### Problem description
Please write the listing below out again exactly, leaving every picture behind.

### Data segment
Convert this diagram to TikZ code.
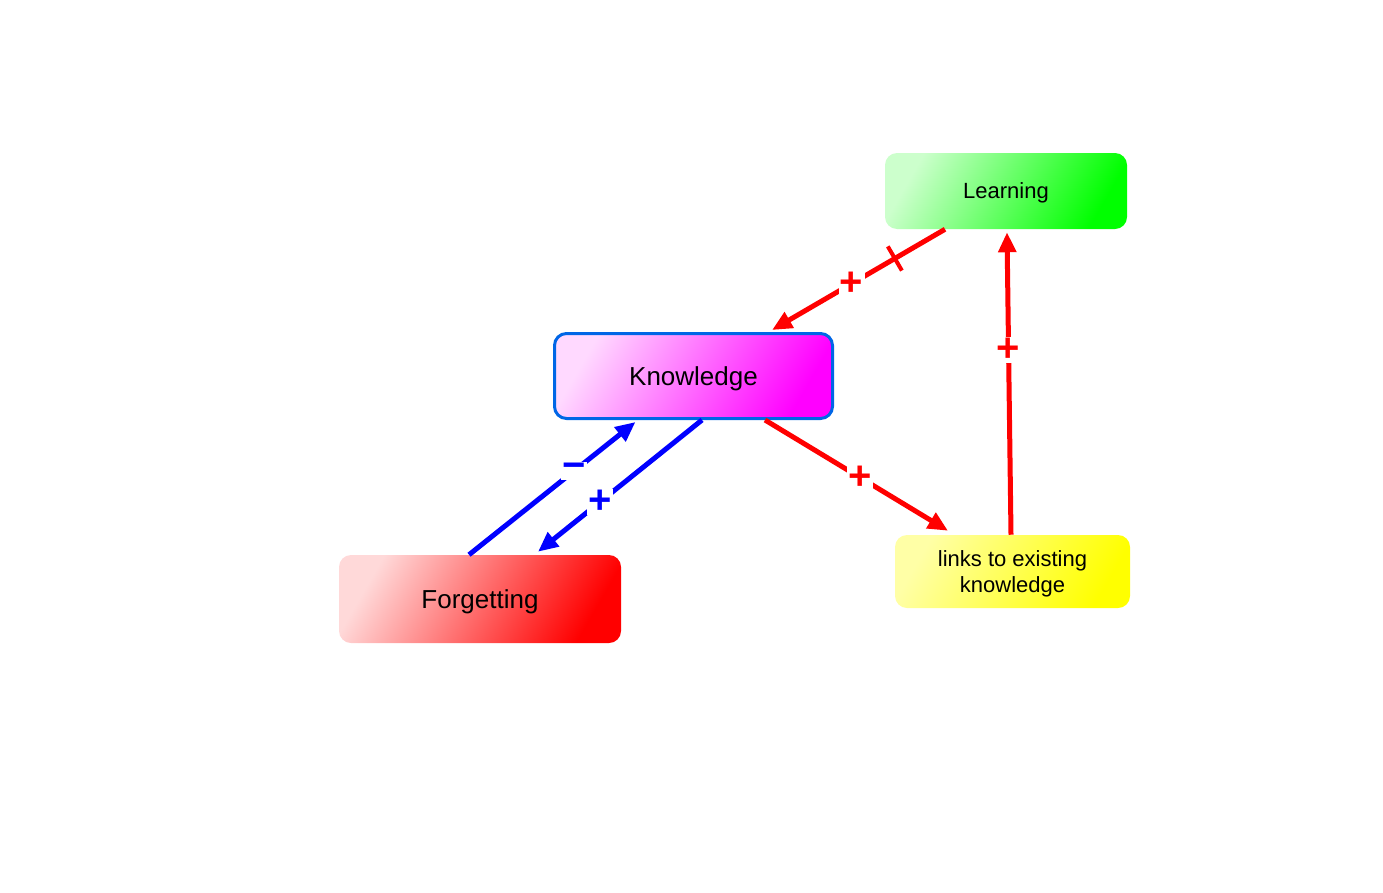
\documentclass[tikz,border=0pt]{standalone}
\usepackage{fontspec}
\setmainfont{Liberation Sans}
\usetikzlibrary{arrows.meta,calc}
\definecolor{knowline}{RGB}{0,102,230}
\begin{document}
\begin{tikzpicture}[x=0.75pt,y=-0.75pt,
    box/.style={rounded corners=9pt, inner sep=0pt, align=center, text depth=0pt},
    link/.style={line width=3.75pt, -{Triangle[length=15pt,width=13pt]}},
    sign/.style={fill=white, inner sep=1pt, font=\fontsize{30}{30}\selectfont\bfseries}]
    \useasboundingbox (0,0) rectangle (1383,892);
    \node[box, minimum width=181.5pt, minimum height=57pt, left color=green!20, right color=green, shading angle=60,
        font=\fontsize{16.5}{19.5}\selectfont] (learn) at (1006,191) {Learning};
    \node[box, draw=knowline, line width=2.25pt, minimum width=208.5pt, minimum height=63.75pt,
        left color=magenta!15, right color=magenta, shading angle=60,
        font=\fontsize{19.5}{22}\selectfont] (know) at (693.5,376) {Knowledge};
    \node[box, minimum width=211.5pt, minimum height=66pt, left color=red!15, right color=red, shading angle=60,
        font=\fontsize{19.5}{22}\selectfont] (forg) at (480,599) {Forgetting};
    \node[box, minimum width=176.25pt, minimum height=54.75pt, left color=yellow!35, right color=yellow, shading angle=60,
        font=\fontsize{16.5}{19.5}\selectfont] (links) at (1012.5,571.5) {links to existing\\knowledge};
    \coordinate (lk1) at ($(learn.south)+(-61,0)$);
    \coordinate (lk2) at ($(know.north)+(78.5,-2)$);
    \draw[link, red] (lk1) -- node[sign, text=red, pos=0.54] {+} (lk2);
    \coordinate (delay) at ($(lk1)!0.29!(lk2)$);
    \draw[red, line width=3pt] ($(delay)!10.5pt!90:(lk2)$) -- ($(delay)!10.5pt!-90:(lk2)$);
    \draw[link, red] ($(know.south)+(71.5,0)$) -- node[sign, text=red, pos=0.52] {+} ($(links.north)+(-64.5,-4)$);
    \draw[link, red] ($(links.north)+(-1.5,0)$) -- node[sign, text=red, pos=0.61] {+} ($(learn.south)+(1,3)$);
    \draw[link, blue] ($(forg.north)+(-11,0)$) -- node[sign, text=blue, pos=0.63] {−} ($(know.south)+(-58,2)$);
    \draw[link, blue] ($(know.south)+(8.5,0)$) -- node[sign, text=blue, pos=0.62] {+} ($(forg.north)+(58,-3)$);
\end{tikzpicture}
\end{document}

### Response
Convert this diagram to TikZ code.
\documentclass[tikz,border=0pt]{standalone}
\usepackage{fontspec}
\setmainfont{Liberation Sans}
\usetikzlibrary{arrows.meta,calc}
\definecolor{knowline}{RGB}{0,102,230}
\begin{document}
\begin{tikzpicture}[x=0.75pt,y=-0.75pt,
    box/.style={rounded corners=9pt, inner sep=0pt, align=center, text depth=0pt},
    link/.style={line width=3.75pt, -{Triangle[length=15pt,width=13pt]}},
    sign/.style={fill=white, inner sep=1pt, font=\fontsize{30}{30}\selectfont\bfseries}]
    \useasboundingbox (0,0) rectangle (1383,892);
    \node[box, minimum width=181.5pt, minimum height=57pt, left color=green!20, right color=green, shading angle=60,
        font=\fontsize{16.5}{19.5}\selectfont] (learn) at (1006,191) {Learning};
    \node[box, draw=knowline, line width=2.25pt, minimum width=208.5pt, minimum height=63.75pt,
        left color=magenta!15, right color=magenta, shading angle=60,
        font=\fontsize{19.5}{22}\selectfont] (know) at (693.5,376) {Knowledge};
    \node[box, minimum width=211.5pt, minimum height=66pt, left color=red!15, right color=red, shading angle=60,
        font=\fontsize{19.5}{22}\selectfont] (forg) at (480,599) {Forgetting};
    \node[box, minimum width=176.25pt, minimum height=54.75pt, left color=yellow!35, right color=yellow, shading angle=60,
        font=\fontsize{16.5}{19.5}\selectfont] (links) at (1012.5,571.5) {links to existing\\knowledge};
    \coordinate (lk1) at ($(learn.south)+(-61,0)$);
    \coordinate (lk2) at ($(know.north)+(78.5,-2)$);
    \draw[link, red] (lk1) -- node[sign, text=red, pos=0.54] {+} (lk2);
    \coordinate (delay) at ($(lk1)!0.29!(lk2)$);
    \draw[red, line width=3pt] ($(delay)!10.5pt!90:(lk2)$) -- ($(delay)!10.5pt!-90:(lk2)$);
    \draw[link, red] ($(know.south)+(71.5,0)$) -- node[sign, text=red, pos=0.52] {+} ($(links.north)+(-64.5,-4)$);
    \draw[link, red] ($(links.north)+(-1.5,0)$) -- node[sign, text=red, pos=0.61] {+} ($(learn.south)+(1,3)$);
    \draw[link, blue] ($(forg.north)+(-11,0)$) -- node[sign, text=blue, pos=0.63] {−} ($(know.south)+(-58,2)$);
    \draw[link, blue] ($(know.south)+(8.5,0)$) -- node[sign, text=blue, pos=0.62] {+} ($(forg.north)+(58,-3)$);
\end{tikzpicture}
\end{document}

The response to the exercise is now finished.